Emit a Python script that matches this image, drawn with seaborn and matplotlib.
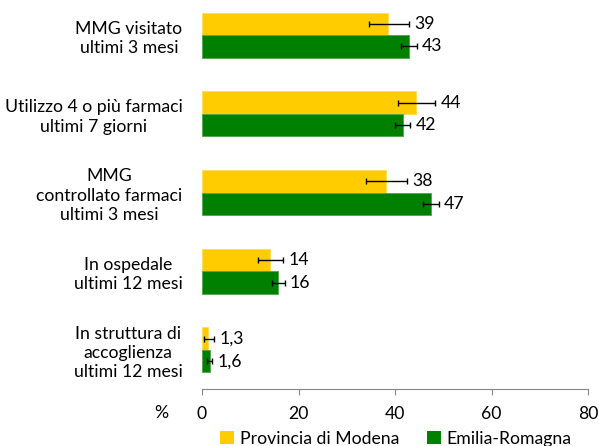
import numpy as np
import pandas as pd
import matplotlib
matplotlib.use("Agg")
import matplotlib.pyplot as plt
from matplotlib.patches import Patch
import seaborn as sns

# dati
categories = [
    "MMG visitato\nultimi 3 mesi",
    "Utilizzo 4 o più farmaci\nultimi 7 giorni",
    "MMG\ncontrollato farmaci\nultimi 3 mesi",
    "In ospedale\nultimi 12 mesi",
    "In struttura di\naccoglienza\nultimi 12 mesi",
]
series = ["Provincia di Modena", "Emilia-Romagna"]

modena = [38.6, 44.4, 38.1, 14.0, 1.3]
modena_lo = [34.7, 40.7, 33.9, 11.6, 0.5]
modena_hi = [42.8, 48.3, 42.4, 16.8, 2.5]
modena_labels = ["39", "44", "38", "14", "1,3"]

er = [42.8, 41.6, 47.4, 15.8, 1.6]
er_lo = [41.2, 40.1, 45.7, 14.6, 1.1]
er_hi = [44.5, 43.1, 49.1, 17.1, 2.1]
er_labels = ["43", "42", "47", "16", "1,6"]

xticks = [0, 20, 40, 60, 80]
colors = ["#FFCC00", "#008000"]
edges = ["#FFDD55", "#4CA64C"]

FS = 12.7
plt.rcParams["font.family"] = ["Lato", "DejaVu Sans"]
plt.rcParams["font.size"] = FS

df = pd.DataFrame({
    "cat": categories * 2,
    "val": modena + er,
    "serie": [series[0]] * 5 + [series[1]] * 5,
})

fig = plt.figure(figsize=(5.99, 4.46), dpi=100)
ax = fig.add_axes([202 / 599, (446 - 389.3) / 446, 386 / 599, 388 / 446])

sns.barplot(data=df, y="cat", x="val", hue="serie", hue_order=series,
            palette=colors, saturation=1, orient="h", width=0.572,
            errorbar=None, legend=False, ax=ax)

groups = [(modena, modena_lo, modena_hi, modena_labels),
          (er, er_lo, er_hi, er_labels)]
for cont, (vals, lo, hi, labs), ec in zip(ax.containers, groups, edges):
    ys = []
    for bar in cont:
        bar.set_edgecolor(ec)
        bar.set_linewidth(0.6)
        ys.append(bar.get_y() + bar.get_height() / 2)
    v = np.array(vals)
    ax.errorbar(v, ys, xerr=[v - np.array(lo), np.array(hi) - v], fmt="none",
                ecolor="black", elinewidth=1, capsize=2.3, capthick=1)
    for y, h, t in zip(ys, hi, labs):
        ax.text(h + 1.1, y, t, va="center", ha="left", fontsize=FS)

ax.set_xlim(0, 80)
ax.set_ylim(4.5, -0.43)
ax.set_xticks(xticks)
ax.set_xticklabels([str(t) for t in xticks])
ax.set_yticks(range(len(categories)))
ax.set_yticklabels(categories, multialignment="center", linespacing=1.25)
ax.set_xlabel("")
ax.set_ylabel("")

for s in ["top", "right", "left"]:
    ax.spines[s].set_visible(False)
ax.spines["bottom"].set_color("#868686")
ax.tick_params(axis="x", direction="out", length=4, color="#868686", pad=8)
ax.tick_params(axis="y", length=0, pad=14)

fig.text(161.7 / 599, 1 - 413 / 446, "%", ha="center", va="center", fontsize=FS)

handles = [Patch(facecolor=c) for c in colors]
ax.legend(handles, series, loc="center", ncol=2, frameon=False,
          bbox_to_anchor=(396 / 599, 1 - 439 / 446), bbox_transform=fig.transFigure,
          handlelength=0.75, handleheight=0.75, handletextpad=0.35,
          columnspacing=1.6, fontsize=FS)

fig.savefig("out.png", dpi=100)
####################
What you are asked to do. Set down the complete material exactly, but do not include the images.

Solution for this task.
Emit a Python script that matches this image, drawn with seaborn and matplotlib.
import numpy as np
import pandas as pd
import matplotlib
matplotlib.use("Agg")
import matplotlib.pyplot as plt
from matplotlib.patches import Patch
import seaborn as sns

# dati
categories = [
    "MMG visitato\nultimi 3 mesi",
    "Utilizzo 4 o più farmaci\nultimi 7 giorni",
    "MMG\ncontrollato farmaci\nultimi 3 mesi",
    "In ospedale\nultimi 12 mesi",
    "In struttura di\naccoglienza\nultimi 12 mesi",
]
series = ["Provincia di Modena", "Emilia-Romagna"]

modena = [38.6, 44.4, 38.1, 14.0, 1.3]
modena_lo = [34.7, 40.7, 33.9, 11.6, 0.5]
modena_hi = [42.8, 48.3, 42.4, 16.8, 2.5]
modena_labels = ["39", "44", "38", "14", "1,3"]

er = [42.8, 41.6, 47.4, 15.8, 1.6]
er_lo = [41.2, 40.1, 45.7, 14.6, 1.1]
er_hi = [44.5, 43.1, 49.1, 17.1, 2.1]
er_labels = ["43", "42", "47", "16", "1,6"]

xticks = [0, 20, 40, 60, 80]
colors = ["#FFCC00", "#008000"]
edges = ["#FFDD55", "#4CA64C"]

FS = 12.7
plt.rcParams["font.family"] = ["Lato", "DejaVu Sans"]
plt.rcParams["font.size"] = FS

df = pd.DataFrame({
    "cat": categories * 2,
    "val": modena + er,
    "serie": [series[0]] * 5 + [series[1]] * 5,
})

fig = plt.figure(figsize=(5.99, 4.46), dpi=100)
ax = fig.add_axes([202 / 599, (446 - 389.3) / 446, 386 / 599, 388 / 446])

sns.barplot(data=df, y="cat", x="val", hue="serie", hue_order=series,
            palette=colors, saturation=1, orient="h", width=0.572,
            errorbar=None, legend=False, ax=ax)

groups = [(modena, modena_lo, modena_hi, modena_labels),
          (er, er_lo, er_hi, er_labels)]
for cont, (vals, lo, hi, labs), ec in zip(ax.containers, groups, edges):
    ys = []
    for bar in cont:
        bar.set_edgecolor(ec)
        bar.set_linewidth(0.6)
        ys.append(bar.get_y() + bar.get_height() / 2)
    v = np.array(vals)
    ax.errorbar(v, ys, xerr=[v - np.array(lo), np.array(hi) - v], fmt="none",
                ecolor="black", elinewidth=1, capsize=2.3, capthick=1)
    for y, h, t in zip(ys, hi, labs):
        ax.text(h + 1.1, y, t, va="center", ha="left", fontsize=FS)

ax.set_xlim(0, 80)
ax.set_ylim(4.5, -0.43)
ax.set_xticks(xticks)
ax.set_xticklabels([str(t) for t in xticks])
ax.set_yticks(range(len(categories)))
ax.set_yticklabels(categories, multialignment="center", linespacing=1.25)
ax.set_xlabel("")
ax.set_ylabel("")

for s in ["top", "right", "left"]:
    ax.spines[s].set_visible(False)
ax.spines["bottom"].set_color("#868686")
ax.tick_params(axis="x", direction="out", length=4, color="#868686", pad=8)
ax.tick_params(axis="y", length=0, pad=14)

fig.text(161.7 / 599, 1 - 413 / 446, "%", ha="center", va="center", fontsize=FS)

handles = [Patch(facecolor=c) for c in colors]
ax.legend(handles, series, loc="center", ncol=2, frameon=False,
          bbox_to_anchor=(396 / 599, 1 - 439 / 446), bbox_transform=fig.transFigure,
          handlelength=0.75, handleheight=0.75, handletextpad=0.35,
          columnspacing=1.6, fontsize=FS)

fig.savefig("out.png", dpi=100)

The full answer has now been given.